[start]

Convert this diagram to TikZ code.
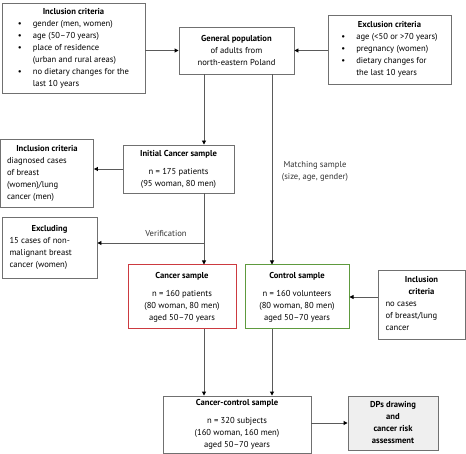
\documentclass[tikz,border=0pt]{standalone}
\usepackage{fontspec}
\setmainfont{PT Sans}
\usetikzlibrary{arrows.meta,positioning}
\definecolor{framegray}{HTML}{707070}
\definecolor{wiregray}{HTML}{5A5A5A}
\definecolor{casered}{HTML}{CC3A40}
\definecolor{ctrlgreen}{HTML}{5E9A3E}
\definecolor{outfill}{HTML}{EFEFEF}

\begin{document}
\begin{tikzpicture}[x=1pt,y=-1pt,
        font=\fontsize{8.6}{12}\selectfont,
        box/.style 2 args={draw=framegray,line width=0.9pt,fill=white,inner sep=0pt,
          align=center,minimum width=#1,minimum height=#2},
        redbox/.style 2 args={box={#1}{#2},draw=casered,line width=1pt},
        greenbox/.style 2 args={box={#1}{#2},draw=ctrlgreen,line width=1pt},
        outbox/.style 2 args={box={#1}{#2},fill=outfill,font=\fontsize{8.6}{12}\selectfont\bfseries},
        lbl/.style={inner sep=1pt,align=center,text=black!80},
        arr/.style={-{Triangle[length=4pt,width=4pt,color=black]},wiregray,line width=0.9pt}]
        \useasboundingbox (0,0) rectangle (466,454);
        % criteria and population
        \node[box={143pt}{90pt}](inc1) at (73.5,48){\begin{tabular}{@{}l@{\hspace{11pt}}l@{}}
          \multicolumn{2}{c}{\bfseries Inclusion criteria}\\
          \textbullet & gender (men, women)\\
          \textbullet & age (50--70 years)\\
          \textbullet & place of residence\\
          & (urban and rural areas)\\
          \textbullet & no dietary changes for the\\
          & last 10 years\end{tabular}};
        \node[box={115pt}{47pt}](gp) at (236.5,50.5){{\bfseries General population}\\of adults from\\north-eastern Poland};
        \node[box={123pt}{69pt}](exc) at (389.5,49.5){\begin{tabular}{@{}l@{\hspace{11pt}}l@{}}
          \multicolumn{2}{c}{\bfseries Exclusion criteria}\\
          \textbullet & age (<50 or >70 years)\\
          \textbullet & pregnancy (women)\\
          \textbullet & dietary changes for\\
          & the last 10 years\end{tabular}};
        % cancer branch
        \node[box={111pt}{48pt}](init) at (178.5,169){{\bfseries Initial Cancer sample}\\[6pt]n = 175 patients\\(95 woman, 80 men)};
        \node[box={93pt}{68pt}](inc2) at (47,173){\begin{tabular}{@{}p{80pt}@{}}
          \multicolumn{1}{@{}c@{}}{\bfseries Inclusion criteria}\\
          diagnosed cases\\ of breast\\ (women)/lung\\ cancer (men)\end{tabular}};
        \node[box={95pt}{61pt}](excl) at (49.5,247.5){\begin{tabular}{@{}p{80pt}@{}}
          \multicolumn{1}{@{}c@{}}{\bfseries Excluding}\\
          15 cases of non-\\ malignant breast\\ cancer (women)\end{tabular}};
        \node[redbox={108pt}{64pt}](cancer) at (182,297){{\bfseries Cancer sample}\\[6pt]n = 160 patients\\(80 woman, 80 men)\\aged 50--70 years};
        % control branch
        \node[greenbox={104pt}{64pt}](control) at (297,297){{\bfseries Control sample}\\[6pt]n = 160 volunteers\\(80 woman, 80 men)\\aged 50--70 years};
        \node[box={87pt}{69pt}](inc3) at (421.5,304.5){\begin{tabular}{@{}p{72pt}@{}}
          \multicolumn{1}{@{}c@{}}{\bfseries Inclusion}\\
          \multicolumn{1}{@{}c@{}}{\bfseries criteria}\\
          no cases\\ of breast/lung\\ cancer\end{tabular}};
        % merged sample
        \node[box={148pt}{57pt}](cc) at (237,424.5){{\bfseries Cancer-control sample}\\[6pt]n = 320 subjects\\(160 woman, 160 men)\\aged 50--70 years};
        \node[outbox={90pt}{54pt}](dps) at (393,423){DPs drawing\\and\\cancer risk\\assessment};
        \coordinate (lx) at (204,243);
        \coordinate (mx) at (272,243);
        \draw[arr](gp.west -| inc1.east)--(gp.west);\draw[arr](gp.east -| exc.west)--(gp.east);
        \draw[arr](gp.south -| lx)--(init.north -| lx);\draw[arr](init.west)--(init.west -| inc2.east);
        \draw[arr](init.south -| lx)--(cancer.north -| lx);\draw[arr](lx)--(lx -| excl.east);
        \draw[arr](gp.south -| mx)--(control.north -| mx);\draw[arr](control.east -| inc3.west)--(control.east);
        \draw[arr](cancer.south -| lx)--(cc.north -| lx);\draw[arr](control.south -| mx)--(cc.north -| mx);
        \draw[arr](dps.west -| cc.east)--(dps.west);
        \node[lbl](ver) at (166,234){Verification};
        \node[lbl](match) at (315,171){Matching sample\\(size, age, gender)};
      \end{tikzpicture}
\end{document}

[end]

• _Required task_:
Copy out every line of the material above exactly, skipping the pictures.

• _Reply_:
Convert this diagram to TikZ code.
\documentclass[tikz,border=0pt]{standalone}
\usepackage{fontspec}
\setmainfont{PT Sans}
\usetikzlibrary{arrows.meta,positioning}
\definecolor{framegray}{HTML}{707070}
\definecolor{wiregray}{HTML}{5A5A5A}
\definecolor{casered}{HTML}{CC3A40}
\definecolor{ctrlgreen}{HTML}{5E9A3E}
\definecolor{outfill}{HTML}{EFEFEF}

\begin{document}
\begin{tikzpicture}[x=1pt,y=-1pt,
        font=\fontsize{8.6}{12}\selectfont,
        box/.style 2 args={draw=framegray,line width=0.9pt,fill=white,inner sep=0pt,
          align=center,minimum width=#1,minimum height=#2},
        redbox/.style 2 args={box={#1}{#2},draw=casered,line width=1pt},
        greenbox/.style 2 args={box={#1}{#2},draw=ctrlgreen,line width=1pt},
        outbox/.style 2 args={box={#1}{#2},fill=outfill,font=\fontsize{8.6}{12}\selectfont\bfseries},
        lbl/.style={inner sep=1pt,align=center,text=black!80},
        arr/.style={-{Triangle[length=4pt,width=4pt,color=black]},wiregray,line width=0.9pt}]
        \useasboundingbox (0,0) rectangle (466,454);
        % criteria and population
        \node[box={143pt}{90pt}](inc1) at (73.5,48){\begin{tabular}{@{}l@{\hspace{11pt}}l@{}}
          \multicolumn{2}{c}{\bfseries Inclusion criteria}\\
          \textbullet & gender (men, women)\\
          \textbullet & age (50--70 years)\\
          \textbullet & place of residence\\
          & (urban and rural areas)\\
          \textbullet & no dietary changes for the\\
          & last 10 years\end{tabular}};
        \node[box={115pt}{47pt}](gp) at (236.5,50.5){{\bfseries General population}\\of adults from\\north-eastern Poland};
        \node[box={123pt}{69pt}](exc) at (389.5,49.5){\begin{tabular}{@{}l@{\hspace{11pt}}l@{}}
          \multicolumn{2}{c}{\bfseries Exclusion criteria}\\
          \textbullet & age (<50 or >70 years)\\
          \textbullet & pregnancy (women)\\
          \textbullet & dietary changes for\\
          & the last 10 years\end{tabular}};
        % cancer branch
        \node[box={111pt}{48pt}](init) at (178.5,169){{\bfseries Initial Cancer sample}\\[6pt]n = 175 patients\\(95 woman, 80 men)};
        \node[box={93pt}{68pt}](inc2) at (47,173){\begin{tabular}{@{}p{80pt}@{}}
          \multicolumn{1}{@{}c@{}}{\bfseries Inclusion criteria}\\
          diagnosed cases\\ of breast\\ (women)/lung\\ cancer (men)\end{tabular}};
        \node[box={95pt}{61pt}](excl) at (49.5,247.5){\begin{tabular}{@{}p{80pt}@{}}
          \multicolumn{1}{@{}c@{}}{\bfseries Excluding}\\
          15 cases of non-\\ malignant breast\\ cancer (women)\end{tabular}};
        \node[redbox={108pt}{64pt}](cancer) at (182,297){{\bfseries Cancer sample}\\[6pt]n = 160 patients\\(80 woman, 80 men)\\aged 50--70 years};
        % control branch
        \node[greenbox={104pt}{64pt}](control) at (297,297){{\bfseries Control sample}\\[6pt]n = 160 volunteers\\(80 woman, 80 men)\\aged 50--70 years};
        \node[box={87pt}{69pt}](inc3) at (421.5,304.5){\begin{tabular}{@{}p{72pt}@{}}
          \multicolumn{1}{@{}c@{}}{\bfseries Inclusion}\\
          \multicolumn{1}{@{}c@{}}{\bfseries criteria}\\
          no cases\\ of breast/lung\\ cancer\end{tabular}};
        % merged sample
        \node[box={148pt}{57pt}](cc) at (237,424.5){{\bfseries Cancer-control sample}\\[6pt]n = 320 subjects\\(160 woman, 160 men)\\aged 50--70 years};
        \node[outbox={90pt}{54pt}](dps) at (393,423){DPs drawing\\and\\cancer risk\\assessment};
        \coordinate (lx) at (204,243);
        \coordinate (mx) at (272,243);
        \draw[arr](gp.west -| inc1.east)--(gp.west);\draw[arr](gp.east -| exc.west)--(gp.east);
        \draw[arr](gp.south -| lx)--(init.north -| lx);\draw[arr](init.west)--(init.west -| inc2.east);
        \draw[arr](init.south -| lx)--(cancer.north -| lx);\draw[arr](lx)--(lx -| excl.east);
        \draw[arr](gp.south -| mx)--(control.north -| mx);\draw[arr](control.east -| inc3.west)--(control.east);
        \draw[arr](cancer.south -| lx)--(cc.north -| lx);\draw[arr](control.south -| mx)--(cc.north -| mx);
        \draw[arr](dps.west -| cc.east)--(dps.west);
        \node[lbl](ver) at (166,234){Verification};
        \node[lbl](match) at (315,171){Matching sample\\(size, age, gender)};
      \end{tikzpicture}
\end{document}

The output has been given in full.